Written task: Set down word for word each line from the start of the listing through the line that contains "import * as", both included.

[start Data lines]

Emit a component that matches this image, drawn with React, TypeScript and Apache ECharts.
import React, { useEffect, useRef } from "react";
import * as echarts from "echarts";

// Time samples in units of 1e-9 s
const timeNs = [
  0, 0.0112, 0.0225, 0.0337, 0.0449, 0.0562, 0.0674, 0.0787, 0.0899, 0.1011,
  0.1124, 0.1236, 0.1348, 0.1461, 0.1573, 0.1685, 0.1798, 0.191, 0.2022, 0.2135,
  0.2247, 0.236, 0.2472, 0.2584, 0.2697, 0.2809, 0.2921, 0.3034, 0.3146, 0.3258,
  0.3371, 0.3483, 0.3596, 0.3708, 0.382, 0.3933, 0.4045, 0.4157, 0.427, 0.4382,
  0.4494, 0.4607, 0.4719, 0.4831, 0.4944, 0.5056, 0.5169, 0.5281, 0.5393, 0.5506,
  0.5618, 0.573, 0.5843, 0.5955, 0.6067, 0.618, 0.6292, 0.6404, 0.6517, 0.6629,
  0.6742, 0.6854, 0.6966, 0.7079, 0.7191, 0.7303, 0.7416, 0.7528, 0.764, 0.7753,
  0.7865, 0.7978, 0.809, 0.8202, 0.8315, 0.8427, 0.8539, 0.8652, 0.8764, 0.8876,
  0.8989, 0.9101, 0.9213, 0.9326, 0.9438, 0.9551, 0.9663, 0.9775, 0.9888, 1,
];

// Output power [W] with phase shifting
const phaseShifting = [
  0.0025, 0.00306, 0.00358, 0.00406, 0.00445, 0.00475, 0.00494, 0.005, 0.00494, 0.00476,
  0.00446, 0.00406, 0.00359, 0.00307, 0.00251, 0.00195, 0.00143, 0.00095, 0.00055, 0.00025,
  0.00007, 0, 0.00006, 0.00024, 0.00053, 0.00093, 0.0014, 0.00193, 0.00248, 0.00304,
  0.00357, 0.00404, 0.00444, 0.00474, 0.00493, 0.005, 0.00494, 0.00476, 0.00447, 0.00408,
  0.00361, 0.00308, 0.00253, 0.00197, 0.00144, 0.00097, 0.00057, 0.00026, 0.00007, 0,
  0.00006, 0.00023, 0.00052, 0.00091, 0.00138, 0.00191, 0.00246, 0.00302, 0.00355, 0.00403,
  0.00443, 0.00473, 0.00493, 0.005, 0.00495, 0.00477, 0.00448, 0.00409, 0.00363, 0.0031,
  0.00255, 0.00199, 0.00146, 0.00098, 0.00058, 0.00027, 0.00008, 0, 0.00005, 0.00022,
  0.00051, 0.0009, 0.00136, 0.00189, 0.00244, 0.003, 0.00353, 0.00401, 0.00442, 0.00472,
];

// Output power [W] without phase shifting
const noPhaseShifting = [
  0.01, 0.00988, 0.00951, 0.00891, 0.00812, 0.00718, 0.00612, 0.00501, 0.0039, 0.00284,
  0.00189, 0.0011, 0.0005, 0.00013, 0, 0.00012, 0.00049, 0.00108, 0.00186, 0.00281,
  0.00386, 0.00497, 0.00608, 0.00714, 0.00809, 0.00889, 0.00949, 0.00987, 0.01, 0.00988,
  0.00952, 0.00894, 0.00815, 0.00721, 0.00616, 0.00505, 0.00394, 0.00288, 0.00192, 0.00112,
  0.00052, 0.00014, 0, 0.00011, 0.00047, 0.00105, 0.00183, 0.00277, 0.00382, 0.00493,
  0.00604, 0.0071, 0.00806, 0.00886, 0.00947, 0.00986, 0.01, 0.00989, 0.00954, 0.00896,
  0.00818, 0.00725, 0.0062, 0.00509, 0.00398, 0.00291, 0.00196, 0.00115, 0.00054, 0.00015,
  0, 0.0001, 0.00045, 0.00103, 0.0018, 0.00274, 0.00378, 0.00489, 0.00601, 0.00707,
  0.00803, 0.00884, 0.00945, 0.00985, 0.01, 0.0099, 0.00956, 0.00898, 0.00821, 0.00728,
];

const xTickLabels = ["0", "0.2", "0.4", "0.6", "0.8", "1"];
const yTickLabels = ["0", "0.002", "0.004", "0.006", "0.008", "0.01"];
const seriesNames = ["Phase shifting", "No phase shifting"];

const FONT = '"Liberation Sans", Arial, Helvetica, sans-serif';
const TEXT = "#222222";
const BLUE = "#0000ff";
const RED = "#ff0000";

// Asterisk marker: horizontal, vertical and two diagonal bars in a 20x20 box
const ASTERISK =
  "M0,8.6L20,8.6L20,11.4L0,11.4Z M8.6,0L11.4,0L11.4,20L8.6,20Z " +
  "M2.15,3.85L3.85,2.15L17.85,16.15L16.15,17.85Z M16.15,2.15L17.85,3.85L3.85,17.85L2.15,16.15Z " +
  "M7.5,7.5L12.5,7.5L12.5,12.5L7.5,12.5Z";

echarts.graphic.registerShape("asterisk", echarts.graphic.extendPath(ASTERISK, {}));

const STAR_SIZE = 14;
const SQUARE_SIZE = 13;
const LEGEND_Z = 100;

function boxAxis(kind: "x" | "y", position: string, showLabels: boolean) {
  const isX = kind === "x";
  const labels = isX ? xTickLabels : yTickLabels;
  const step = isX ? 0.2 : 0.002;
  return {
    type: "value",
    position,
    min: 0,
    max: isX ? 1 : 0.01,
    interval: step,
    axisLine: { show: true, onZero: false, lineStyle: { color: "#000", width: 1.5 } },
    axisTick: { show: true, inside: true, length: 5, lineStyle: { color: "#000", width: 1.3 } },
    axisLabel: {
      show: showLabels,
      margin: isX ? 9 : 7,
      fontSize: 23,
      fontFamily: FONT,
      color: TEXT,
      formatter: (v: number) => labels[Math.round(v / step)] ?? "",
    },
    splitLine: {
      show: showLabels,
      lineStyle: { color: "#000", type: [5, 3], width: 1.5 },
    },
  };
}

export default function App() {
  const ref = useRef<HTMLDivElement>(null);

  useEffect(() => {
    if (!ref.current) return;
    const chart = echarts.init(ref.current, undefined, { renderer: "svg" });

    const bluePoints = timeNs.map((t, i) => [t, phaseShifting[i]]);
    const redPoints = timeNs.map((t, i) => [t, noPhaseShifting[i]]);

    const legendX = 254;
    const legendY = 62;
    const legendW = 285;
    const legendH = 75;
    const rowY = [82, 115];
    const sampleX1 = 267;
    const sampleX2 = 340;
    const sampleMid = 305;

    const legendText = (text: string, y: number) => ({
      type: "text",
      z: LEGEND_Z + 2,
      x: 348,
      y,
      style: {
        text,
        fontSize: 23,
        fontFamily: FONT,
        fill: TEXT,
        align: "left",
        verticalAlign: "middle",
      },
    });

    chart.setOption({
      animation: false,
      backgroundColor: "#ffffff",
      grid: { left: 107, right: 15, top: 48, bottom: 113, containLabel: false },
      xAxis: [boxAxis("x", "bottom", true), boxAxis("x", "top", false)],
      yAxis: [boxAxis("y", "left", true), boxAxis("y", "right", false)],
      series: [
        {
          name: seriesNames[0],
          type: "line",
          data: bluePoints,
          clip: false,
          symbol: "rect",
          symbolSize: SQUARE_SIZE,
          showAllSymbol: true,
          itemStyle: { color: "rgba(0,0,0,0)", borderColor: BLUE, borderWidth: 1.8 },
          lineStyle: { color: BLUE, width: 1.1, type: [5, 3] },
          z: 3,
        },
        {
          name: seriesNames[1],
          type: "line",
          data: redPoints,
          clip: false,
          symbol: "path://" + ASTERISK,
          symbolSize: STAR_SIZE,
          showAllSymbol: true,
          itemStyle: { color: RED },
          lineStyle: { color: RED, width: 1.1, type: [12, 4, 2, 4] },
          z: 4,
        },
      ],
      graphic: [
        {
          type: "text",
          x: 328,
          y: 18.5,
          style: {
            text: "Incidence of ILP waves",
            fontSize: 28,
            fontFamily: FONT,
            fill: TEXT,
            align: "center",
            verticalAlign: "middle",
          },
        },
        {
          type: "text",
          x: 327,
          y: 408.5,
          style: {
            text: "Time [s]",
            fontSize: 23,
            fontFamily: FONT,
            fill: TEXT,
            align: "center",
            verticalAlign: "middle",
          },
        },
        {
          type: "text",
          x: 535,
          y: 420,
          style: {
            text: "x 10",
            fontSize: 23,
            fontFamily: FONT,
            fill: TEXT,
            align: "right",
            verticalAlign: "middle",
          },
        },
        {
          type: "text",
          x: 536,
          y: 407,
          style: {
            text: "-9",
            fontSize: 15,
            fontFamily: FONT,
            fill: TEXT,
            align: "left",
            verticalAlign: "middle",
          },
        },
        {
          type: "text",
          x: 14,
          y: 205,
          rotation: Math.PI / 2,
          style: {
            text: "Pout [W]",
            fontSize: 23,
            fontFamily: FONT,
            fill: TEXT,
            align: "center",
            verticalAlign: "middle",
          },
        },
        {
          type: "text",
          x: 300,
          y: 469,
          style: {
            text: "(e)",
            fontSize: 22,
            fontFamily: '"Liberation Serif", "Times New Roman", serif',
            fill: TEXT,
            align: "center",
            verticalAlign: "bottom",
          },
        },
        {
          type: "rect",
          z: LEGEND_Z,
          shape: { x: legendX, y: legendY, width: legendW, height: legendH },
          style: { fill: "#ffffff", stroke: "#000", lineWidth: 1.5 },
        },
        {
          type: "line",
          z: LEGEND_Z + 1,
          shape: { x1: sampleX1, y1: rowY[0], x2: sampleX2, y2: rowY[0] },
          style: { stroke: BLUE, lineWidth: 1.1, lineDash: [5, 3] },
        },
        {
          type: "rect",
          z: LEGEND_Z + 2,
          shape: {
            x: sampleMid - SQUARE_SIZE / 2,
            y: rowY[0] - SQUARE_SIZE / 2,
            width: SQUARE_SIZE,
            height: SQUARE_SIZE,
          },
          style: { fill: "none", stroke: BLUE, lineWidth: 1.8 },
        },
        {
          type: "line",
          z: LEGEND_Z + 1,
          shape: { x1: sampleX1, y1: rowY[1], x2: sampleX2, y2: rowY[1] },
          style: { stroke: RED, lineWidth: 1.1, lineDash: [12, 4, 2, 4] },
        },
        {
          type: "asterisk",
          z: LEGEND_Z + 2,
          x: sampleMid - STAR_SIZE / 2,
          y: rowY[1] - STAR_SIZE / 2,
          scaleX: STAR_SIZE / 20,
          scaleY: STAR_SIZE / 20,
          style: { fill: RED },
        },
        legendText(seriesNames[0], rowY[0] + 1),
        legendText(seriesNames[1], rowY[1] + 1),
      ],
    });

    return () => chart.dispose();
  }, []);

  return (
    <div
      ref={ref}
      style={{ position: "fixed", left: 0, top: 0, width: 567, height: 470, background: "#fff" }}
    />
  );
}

[end Data lines]

Problem solution:
Emit a component that matches this image, drawn with React, TypeScript and Apache ECharts.
import React, { useEffect, useRef } from "react";
import * as echarts from "echarts";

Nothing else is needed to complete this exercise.